Brazilian police raid ex-President Bolsonaro’s home, seize phone

Jair Bolsonaro says ‘surprised’ by search, as police said they conducted 16 raids in probe into false COVID documents.

Former Brazil president Jair Bolsonaro speaks to reporters outside his residence in Brasilia
Former Brazilian President Jair Bolsonaro leaves his home following a search operation, in Brasilia, May 3, 2023 [Adriano Machado/Reuters]

Police in Brazil have raided the home of former President Jair Bolsonaro as part of an investigation into falsified COVID-19 vaccination documents.

In a statement on Wednesday, federal police said they conducted 16 raids in Rio de Janeiro and the capital, Brasilia, targeting a “criminal network” believed to have “inserted false COVID-19 vaccination information into public health systems”.

The statement did not name Bolsonaro specifically.

Police said the false vaccination certificates, which occurred between November 2021 and December of last year, “resulted in the alteration of the true COVID-19 vaccination status of the individuals in question”.

“As a result, the individuals were able to emit vaccination certificates and use them to evade health restrictions put in place by authorities in Brazil and the United States,” the statement said.

The vaccine investigation is one of several probes targeting the former far-right leader, a COVID-19 sceptic who during his tenure repeatedly downplayed the dangers of the virus and rejected the need for public health restrictions.

The probe may answer questions about how Bolsonaro, who pledged to never get a COVID-19 vaccine, was registered as vaccinated in health records made public in February.

According to data from Johns Hopkins University, approximately 700,000 coronavirus deaths were recorded in Brazil – the second-highest death toll in the world after the US – and Bolsonaro’s administration had faced criticism and large protests over its handling of the pandemic.

Speaking to reporters outside his home after Wednesday’s raid, Bolsonaro said he was “surprised” by the search and reiterated that he never got a jab.

“For my part, there was nothing falsified.
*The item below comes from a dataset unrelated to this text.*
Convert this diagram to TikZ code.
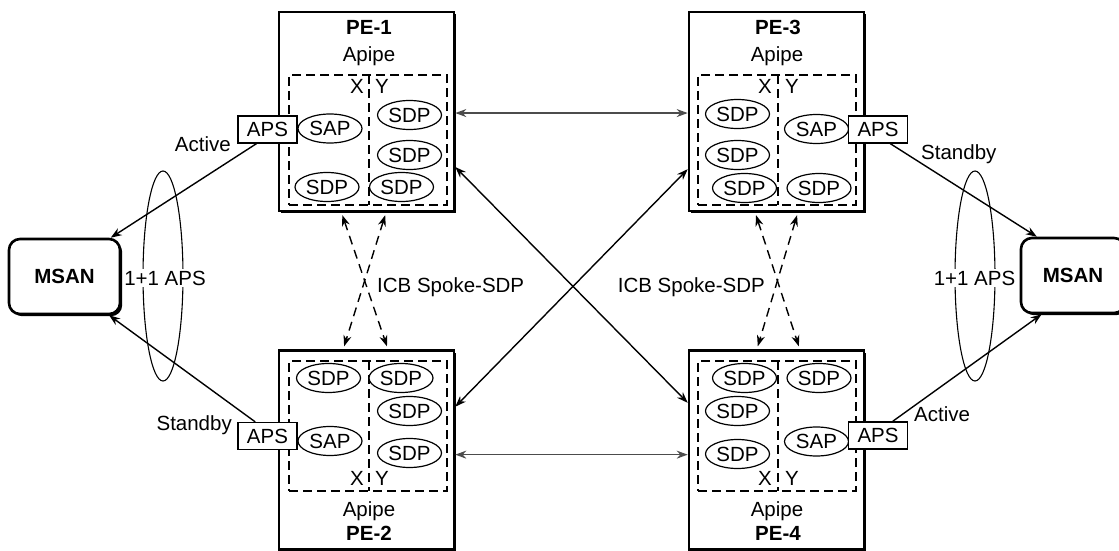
\documentclass[tikz,border=0pt]{standalone}
\usepackage{fontspec}
\setmainfont{Liberation Sans}
\usetikzlibrary{shapes.geometric,arrows.meta,shadows}
\tikzset{
  txt/.style={font=\fontsize{20.5}{24}\selectfont, inner sep=0pt},
  ttl/.style={font=\fontsize{20.5}{24}\selectfont\bfseries, inner sep=0pt},
  pebox/.style={draw, line width=2.6pt, fill=white, minimum width=175pt, minimum height=199pt,
    drop shadow={shadow xshift=2.4pt, shadow yshift=-2.4pt, fill=black, opacity=1}},
  vbox/.style={draw, line width=1.2pt, dash pattern=on 9pt off 5pt, minimum width=158pt, minimum height=130pt, inner sep=0pt},
  vline/.style={line width=1.2pt, dash pattern=on 9pt off 5pt},
  oval/.style={ellipse, draw, line width=1.2pt, fill=white, minimum width=64pt, minimum height=29pt, txt},
  apsbox/.style={draw, line width=1.3pt, fill=white, minimum width=59pt, minimum height=27pt, txt},
  msan/.style={draw, line width=2.6pt, rounded corners=11pt, fill=white, minimum width=111pt, minimum height=75pt, ttl,
    drop shadow={shadow xshift=2.2pt, shadow yshift=-2.2pt, fill=black, opacity=1}},
  apsring/.style={ellipse, draw, line width=1.1pt, minimum width=40pt, minimum height=210pt, inner sep=0pt},
  tipx/.tip={Stealth[length=11pt,width=8pt]},
  sarr/.style={line width=1.4pt, -tipx},
  darr/.style={line width=1.4pt, tipx-tipx},
  harr/.style={line width=1.4pt, draw=black!70, tipx-tipx},
  icb/.style={line width=1.4pt, dash pattern=on 9pt off 6pt, tipx-tipx, shorten <=3pt, shorten >=3pt},
  ringlbl/.style={txt, fill=white, inner xsep=1pt, inner ysep=2pt, anchor=base}
}
\begin{document}
\begin{tikzpicture}[x=1pt,y=-1pt]
\useasboundingbox (0,0) rectangle (1119,551);
\clip (0,0) rectangle (1119,551);

% protection rings
\node[apsring] (ringL) at (163,276) {};
\node[apsring] (ringR) at (975,276) {};

% MSANs
\node[msan] (msanL) at (64.5,276.5) {MSAN};
\node[msan, minimum width=104pt] (msanR) at (1073,275.5) {MSAN};

% PE boxes
\node[pebox] (pe1) at (366.5,111.5) {};
\node[pebox] (pe2) at (366.5,450) {};
\node[pebox] (pe3) at (776.5,111.5) {};
\node[pebox] (pe4) at (776.5,450) {};

% titles
\node[ttl, anchor=base] (t1) at (369,35) {PE-1};
\node[txt, anchor=base] (a1) at (369,61.5) {Apipe};
\node[ttl, anchor=base] (t3) at (778,35) {PE-3};
\node[txt, anchor=base] (a3) at (777,61.5) {Apipe};
\node[txt, anchor=base] (a2) at (369,516.5) {Apipe};
\node[ttl, anchor=base] (t2) at (369,540) {PE-2};
\node[txt, anchor=base] (a4) at (777,516) {Apipe};
\node[ttl, anchor=base] (t4) at (778,540) {PE-4};

% VLL boxes
\node[vbox] (v1) at (368,140) {};
\node[vbox] (v2) at (368,426) {};
\node[vbox] (v3) at (777,140) {};
\node[vbox] (v4) at (777,426) {};
\draw[vline] (369,75) -- (369,205);
\draw[vline] (369,361) -- (369,491);
\draw[vline] (778,75) -- (778,205);
\draw[vline] (778,361) -- (778,491);

% X / Y
\node[txt, anchor=base east] (x1) at (364,93) {X};
\node[txt, anchor=base west] (y1) at (375,93) {Y};
\node[txt, anchor=base east] (x2) at (364,485) {X};
\node[txt, anchor=base west] (y2) at (375,485) {Y};
\node[txt, anchor=base east] (x3) at (772,93) {X};
\node[txt, anchor=base west] (y3) at (785,93) {Y};
\node[txt, anchor=base east] (x4) at (772,485) {X};
\node[txt, anchor=base west] (y4) at (785,485) {Y};

% PE-1 endpoints
\node[oval] (sap1) at (330,128.5) {SAP};
\node[oval] (d1a) at (409.5,115) {SDP};
\node[oval] (d1b) at (409.5,155) {SDP};
\node[oval] (d1d) at (327,187) {SDP};
\node[oval] (d1c) at (401.5,187) {SDP};
% PE-2 endpoints
\node[oval] (d2a) at (328.5,378) {SDP};
\node[oval] (d2b) at (401,378) {SDP};
\node[oval] (d2c) at (409.5,411) {SDP};
\node[oval] (d2d) at (409.5,453) {SDP};
\node[oval] (sap2) at (330,441) {SAP};
% PE-3 endpoints
\node[oval] (d3a) at (737.5,114) {SDP};
\node[oval] (d3b) at (737.5,155) {SDP};
\node[oval] (d3c) at (744.5,188) {SDP};
\node[oval] (d3d) at (819,188) {SDP};
\node[oval] (sap3) at (816.5,129) {SAP};
% PE-4 endpoints
\node[oval] (d4a) at (744.5,378) {SDP};
\node[oval] (d4b) at (737.5,411) {SDP};
\node[oval] (d4c) at (737.5,454) {SDP};
\node[oval] (d4d) at (819,378) {SDP};
\node[oval] (sap4) at (816.5,441.5) {SAP};

% APS ports
\node[apsbox] (aps1) at (267.5,129.5) {APS};
\node[apsbox] (aps2) at (267.5,436) {APS};
\node[apsbox] (aps3) at (878,129.5) {APS};
\node[apsbox] (aps4) at (878,435.5) {APS};

% access links
\draw[sarr] (aps1.232) -- (msanL.40);
\draw[sarr] (aps2.131.8) -- (msanL.319.5);
\draw[sarr] (aps3.311.6) -- (msanR.133);
\draw[sarr] (aps4.44) -- (msanR.231.5);

\node[txt, anchor=base east] (lal) at (231,151.5) {Active};
\node[txt, anchor=base east] (lsl) at (232,430) {Standby};
\node[txt, anchor=base west] (lsr) at (921,159) {Standby};
\node[txt, anchor=base west] (lar) at (914,421) {Active};

\node[ringlbl] (rl) at (165,285) {1+1 APS};
\node[ringlbl] (rr) at (974.5,285) {1+1 APS};

% core spoke-SDPs
\draw[harr] (pe1.-1.64) -- (pe3.181.64);
\draw[harr] (pe2.-3.27) -- (pe4.183.27);
\draw[darr] (pe1.-32.9) -- (pe4.152.3);
\draw[darr] (pe3.213.8) -- (pe2.26.2);

% ICB spoke-SDPs
\draw[icb] (pe1.256.8) -- (pe2.78.3);
\draw[icb] (pe1.281.6) -- (pe2.103.4);
\draw[icb] (pe3.258.9) -- (pe4.77.3);
\draw[icb] (pe3.282.7) -- (pe4.101.1);
\node[txt, anchor=base west] (icbl) at (377,292) {ICB Spoke-SDP};
\node[txt, anchor=base east] (icbr) at (765,292) {ICB Spoke-SDP};
\end{tikzpicture}
\end{document}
I didn’t take the vaccine. Period,” he said, adding that police seized his mobile phone.

Brazilian television network Globo earlier on Wednesday broadcast images that showed police inside Bolsonaro’s condominium complex in Brasilia.

Two people familiar with the probe said police had arrested Mauro Cid and Max Guilherme, personal assistants to Bolsonaro as president who stayed on as his aides when he stepped down in January, the Reuters news agency reported.

In late December, Bolsonaro left the South American nation for the US, avoiding the inauguration of President Luiz Inacio Lula da Silva, who defeated him in a hard-fought October vote.

He stayed in the US state of Florida for three months before returning to Brazil in March.

On Wednesday, Valdemar Costa Neto, the leader of Bolsonaro’s political party, expressed support for the ex-president following the search. “We trust that all doubts the Judiciary has will be clarified and it will be proven that Bolsonaro didn’t do anything illegal,” Neto wrote on Twitter.

Meanwhile, Bolsonaro also faces investigations into attacks on the legitimacy of Brazil’s electoral system and embezzlement of foreign gifts.

A mob of the former president’s supporters stormed Brazil’s Congress, Supreme Court and presidential palace in January in a bid to overturn last year’s election results.

The riot in Brasilia came after Bolsonaro for months falsely claimed that the Brazilian electronic voting system was vulnerable to widespread fraud – a claim rejected by judicial experts.

Al Jazeera’s Monica Yanakiew, reporting from Rio de Janeiro on Wednesday, said the ex-president has rebuffed allegations that he bears responsibility for the January 8 attack.

“Bolsonaro said that he was not responsible for [the attack], that he was in the United States during the uprising, and that he had condemned the violent attacks,” she said.